I have two dataframes. one (txt.df) has a column with a text I want to extract phrases from (text). The other (wrd.df) has a column with the phrases (phrase). both are big dataframes with complex texts and strings but lets say:
txt.df <- data.frame(id = c(1, 2, 3, 4, 5),
text = c("they love cats and dogs", "he is drinking juice",
"the child is having a nap on the bed", "they jump on the bed and break it",
"the cat is sleeping on the bed"))
wrd.df <- data.frame(label = c('a', 'b', 'c', 'd', 'e', 'd'),
phrase = c("love cats", "love dogs", "juice drinking", "nap on the bed", "break the bed",
"sleeping on the bed"))
what I finally need is a txt.df with another column which contains labels of the phrases detected.

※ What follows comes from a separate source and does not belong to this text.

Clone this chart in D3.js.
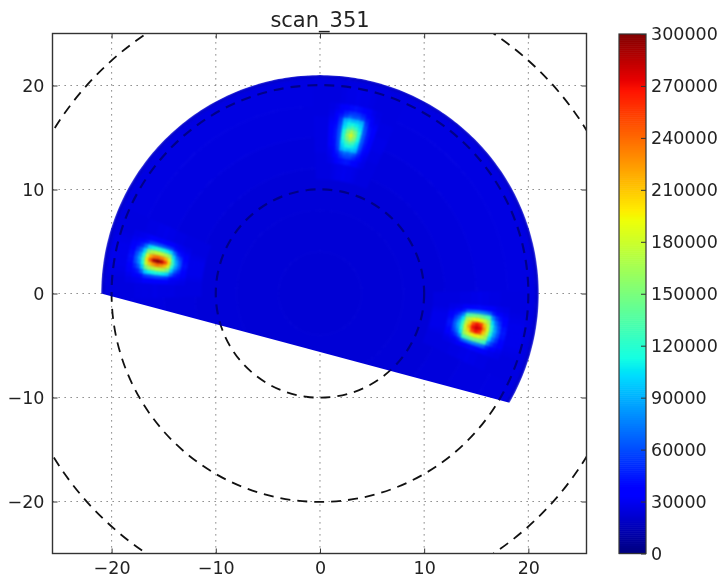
<!DOCTYPE html>
<html><head><meta charset="utf-8">
<script src="https://cdn.jsdelivr.net/npm/d3@7"></script>
<style>html,body{margin:0;padding:0;background:#fff}svg{display:block}text{font-family:"DejaVu Sans";fill:#222}</style>
</head><body><svg id="c" width="720" height="577"></svg>
<script>
const titleText = "scan_351";
const axisTicks = [-20,-10,0,10,20];
const colorTicks = [0,30000,60000,90000,120000,150000,180000,210000,240000,270000,300000];
const circleRadii = [10,20,30];
const sectorRadius = 21, sectorStart = -30, sectorEnd = 180;
const bgEdges = [0,4,8,12,15,18,20.7,21];
const bgValues = [22000,22500,23000,24000,25000,25500,20000];
const radialEdges = [-4.5,-2.9,-2.3,-1.95,-1.6,-1.25,-.9,-.55,-.18,.18,.55,.9,1.25,1.6,1.95,2.3,2.9,4.5];
const arcEdges = [-3.5,-2.2,-1.7,-1.35,-.95,-.55,-.17,.17,.55,.95,1.35,1.7,2.2,3.5];
const peakCenters = [[15.9,168.8],[15.5,79],[15.4,-12.3]];
// values in thousands; rows run along the radius, columns along the arc
const peakLeft = [
[25,25,26,27,28,28,28,28,28,27,26,25,25],
[25,27,29,32,36,40,42,40,36,32,29,27,25],
[25,28,32,40,52,62,66,62,50,40,32,28,25],
[26,29,36,48,68,84,92,84,66,48,36,29,26],
[26,31,42,70,100,118,132,116,98,68,40,30,26],
[26,34,54,100,150,186,205,184,145,98,52,33,26],
[27,36,58,110,168,215,252,212,165,108,56,35,26],
[27,37,60,116,176,232,284,228,172,112,58,36,26],
[28,38,62,118,180,240,298,238,176,114,60,36,27],
[27,37,60,116,176,236,288,226,172,112,58,36,26],
[27,36,58,110,168,218,246,210,164,108,56,35,26],
[26,34,54,100,150,184,200,180,146,98,52,33,26],
[26,31,42,70,100,116,128,114,96,66,40,30,26],
[26,29,36,48,66,82,88,80,64,46,36,29,26],
[25,28,32,40,50,60,64,60,48,40,32,28,25],
[25,27,29,32,36,40,42,40,36,32,29,27,25],
[25,25,26,27,28,28,28,28,28,27,26,25,25]];
const peakTop = [
[25,25,26,27,28,28,29,28,28,27,26,25,25],
[25,27,29,34,38,42,44,42,40,34,29,27,25],
[25,28,33,40,48,56,58,56,50,40,33,28,25],
[26,29,35,46,60,68,66,70,60,46,35,29,26],
[26,31,39,54,90,96,94,98,90,54,39,31,26],
[26,33,41,60,100,110,116,112,100,58,41,33,26],
[27,34,43,62,106,126,136,126,108,60,41,33,26],
[27,35,45,64,113,148,170,148,116,62,43,34,26],
[27,35,45,64,116,158,186,158,116,62,43,34,26],
[27,35,45,64,113,146,166,148,113,62,43,34,26],
[26,34,43,62,106,123,133,123,104,60,41,33,26],
[26,33,41,58,98,108,112,110,98,56,39,32,26],
[26,31,38,52,88,94,92,96,88,52,37,30,26],
[26,28,34,44,56,64,62,66,56,44,33,28,25],
[25,27,31,38,46,52,54,52,46,38,31,27,25],
[25,26,28,32,36,40,42,40,36,32,28,26,25],
[25,25,25,26,27,27,28,27,27,26,25,25,25]];
const peakRight = [
[25,25,26,27,28,28,28,28,28,27,26,25,25],
[25,27,29,33,38,42,44,42,38,33,29,27,25],
[25,28,33,42,54,62,66,62,54,42,33,28,25],
[26,29,38,54,72,84,90,84,72,54,38,29,26],
[26,32,46,76,104,118,124,118,104,76,46,32,26],
[26,36,64,126,162,176,184,176,162,126,64,36,26],
[27,38,70,136,178,205,222,205,178,136,70,38,27],
[27,39,74,142,190,250,268,250,190,142,74,39,27],
[28,40,76,146,196,268,280,268,196,146,76,40,28],
[27,39,74,142,190,255,272,255,190,142,74,39,27],
[27,38,70,136,178,210,228,210,178,136,70,38,27],
[26,36,64,126,160,176,186,176,160,126,64,36,26],
[26,32,46,76,102,116,124,116,102,76,46,32,26],
[26,29,38,54,70,82,88,82,70,54,38,29,26],
[25,28,33,42,52,60,64,60,52,42,33,28,25],
[25,27,29,33,38,42,44,42,38,33,29,27,25],
[25,25,26,27,28,28,28,28,28,27,26,25,25]];
const peaks = [peakLeft, peakTop, peakRight];

const svg = d3.select("#c");
const x = d3.scaleLinear().domain([-25.67,25.58]).range([52.5,586.5]);
const y = d3.scaleLinear().domain([-25,25]).range([553.5,33.5]);
const rpx = r => x(r)-x(0);
const polar = (r,deg) => [x(r*Math.cos(deg*Math.PI/180)), y(r*Math.sin(deg*Math.PI/180))];
const red = d3.scaleLinear().domain([0,.35,.66,.89,1]).range([0,0,1,1,.5]).clamp(true);
const green = d3.scaleLinear().domain([0,.125,.375,.64,.91,1]).range([0,0,1,1,0,0]).clamp(true);
const blue = d3.scaleLinear().domain([0,.11,.34,.65,1]).range([.5,1,1,0,0]).clamp(true);
const norm = d3.scaleLinear().domain([0,300000]).range([0,1]);
const jet = v => { const t=norm(v); return d3.rgb(red(t)*255,green(t)*255,blue(t)*255).formatRgb(); };

const defs = svg.append("defs");
const blur = (id,s)=>defs.append("filter").attr("id",id).attr("x","-5%").attr("y","-5%").attr("width","110%").attr("height","110%")
  .attr("color-interpolation-filters","sRGB").append("feGaussianBlur").attr("stdDeviation",s);
blur("soft",1.0); blur("all",0.45);
const sectorPts = d3.range(sectorStart,sectorEnd+.5,1).map(a=>polar(sectorRadius,a));
defs.append("clipPath").attr("id","sector").append("path").attr("d",d3.line()(sectorPts)+"Z");
defs.append("clipPath").attr("id","plot").append("rect")
  .attr("x",x.range()[0]).attr("y",y.range()[1]).attr("width",x.range()[1]-x.range()[0]).attr("height",y.range()[0]-y.range()[1]);

const root = svg.append("g").attr("filter","url(#all)");
const plot = root.append("g").attr("clip-path","url(#plot)");
// grid
plot.selectAll(".gx").data(axisTicks).join("line").attr("x1",d=>x(d)).attr("x2",d=>x(d)).attr("y1",y.range()[0]).attr("y2",y.range()[1]);
plot.selectAll(".gy").data(axisTicks).enter().append("line").attr("y1",d=>y(d)).attr("y2",d=>y(d)).attr("x1",x.range()[0]).attr("x2",x.range()[1]);
plot.selectAll("line").attr("stroke","#777").attr("stroke-width",1.1).attr("stroke-dasharray","1.3,4.7");
// dashed circles under the mesh
const circles = (g,color,w)=>g.selectAll("circle").data(circleRadii).join("circle")
  .attr("cx",x(0)).attr("cy",y(0)).attr("r",d=>rpx(d)).attr("fill","none")
  .attr("stroke",color).attr("stroke-width",w).attr("stroke-dasharray","10,7");
circles(plot.append("g"),"#111",1.8);
// mesh
const mesh = plot.append("g").attr("clip-path","url(#sector)");
const inner = mesh.append("g").attr("filter","url(#soft)");
const arc = d3.arc();
inner.selectAll(".bg").data(bgValues).join("path")
  .attr("transform",`translate(${x(0)},${y(0)})`)
  .attr("d",(d,i)=>arc({innerRadius:rpx(bgEdges[i]),outerRadius:rpx(bgEdges[i+1]),startAngle:0,endAngle:2*Math.PI}))
  .attr("fill",d=>jet(d)).attr("stroke",d=>jet(d)).attr("stroke-width",1);
peaks.forEach((m,p)=>{
  const [r0,a0]=peakCenters[p];
  const deg = s => a0 + s/r0*180/Math.PI;
  m.forEach((row,i)=>row.forEach((v,j)=>{
    const r1=r0+radialEdges[i], r2=r0+radialEdges[i+1], a1=deg(arcEdges[j]), a2=deg(arcEdges[j+1]);
    inner.append("path").attr("d",d3.line()([polar(r1,a1),polar(r2,a1),polar(r2,a2),polar(r1,a2)])+"Z")
      .attr("fill",jet(v*1000)).attr("stroke",jet(v*1000)).attr("stroke-width",.4);
  }));
});
circles(mesh.append("g"),"#000088",2.2);

// axes
const ax = (gen,t,labels)=>{const g=root.append("g").attr("transform",t)
  .call(gen.tickValues(axisTicks).tickSizeInner(-5).tickSizeOuter(0).tickPadding(8).tickFormat(labels?null:""));
  g.select(".domain").remove(); g.selectAll("line").attr("stroke","#333").attr("stroke-width",1);
  g.selectAll("text").attr("font-size",17.5).attr("fill","#222").attr("font-family","DejaVu Sans"); return g;};
ax(d3.axisBottom(x),`translate(0,${y.range()[0]})`,true);
ax(d3.axisTop(x),`translate(0,${y.range()[1]})`,false);
ax(d3.axisLeft(y),`translate(${x.range()[0]},0)`,true);
ax(d3.axisRight(y),`translate(${x.range()[1]},0)`,false);
root.append("rect").attr("x",x.range()[0]).attr("y",y.range()[1]).attr("width",x.range()[1]-x.range()[0]).attr("height",y.range()[0]-y.range()[1])
  .attr("fill","none").attr("stroke","#333").attr("stroke-width",1.4);
root.append("text").attr("x",320).attr("y",27).attr("text-anchor","middle").attr("font-size",21).text(titleText);

// colorbar
const cy = d3.scaleLinear().domain([0,300000]).range([553.5,34]);
const cbX0=619, cbX1=646;
const steps = d3.range(0,300000,300000/256);
root.append("g").selectAll("rect").data(steps).join("rect")
  .attr("x",cbX0).attr("width",cbX1-cbX0).attr("y",d=>cy(d+300000/256)).attr("height",d=>cy(d)-cy(d+300000/256)+.6).attr("fill",d=>jet(d));
root.append("rect").attr("x",cbX0).attr("y",cy.range()[1]).attr("width",cbX1-cbX0).attr("height",cy.range()[0]-cy.range()[1])
  .attr("fill","none").attr("stroke","#333").attr("stroke-width",1.2);
const cb = root.append("g").attr("transform",`translate(${cbX1},0)`)
  .call(d3.axisRight(cy).tickValues(colorTicks).tickFormat(d3.format("d")).tickSizeInner(-5).tickSizeOuter(0).tickPadding(5));
cb.select(".domain").remove(); cb.selectAll("line").attr("stroke","#333");
cb.selectAll("text").attr("font-size",17.5).attr("fill","#222").attr("font-family","DejaVu Sans");
</script></body></html>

what I tried was creating a column in wrd.df in which I tokenized the phrases like this
wrd.df$token <- sapply(wrd.df$phrase, function(x) unlist(strsplit(x, split = " ")))
and then tried to write a custom function to sapply over the tokens column with grepl/str_detect get the names (labels) of those which were all true
Extract.Fun <- function(text, df, label, token){
for (i in token) {
truefalse[i] <- sapply(token[i], function (x) grepl(x, text))
truenames[i] <- names(which(truefalse[i] == T))
removedup[i] <- unique(truenames[i])
return(removedup)
}
and then sapply this custom function on my txt.df$text to have a new column with the labels.
txt.df$extract <- sapply(txt.df$text, function (x) Extract.Fun(x, wrd.df, "label", "token"))
but I'm not good with custom functions and am really stuck. I would appreciate any help. P.S. It would be very good if i could also have partial matches like "drink juice" and "broke the bed"... but it's not a priority... fine with the original ones.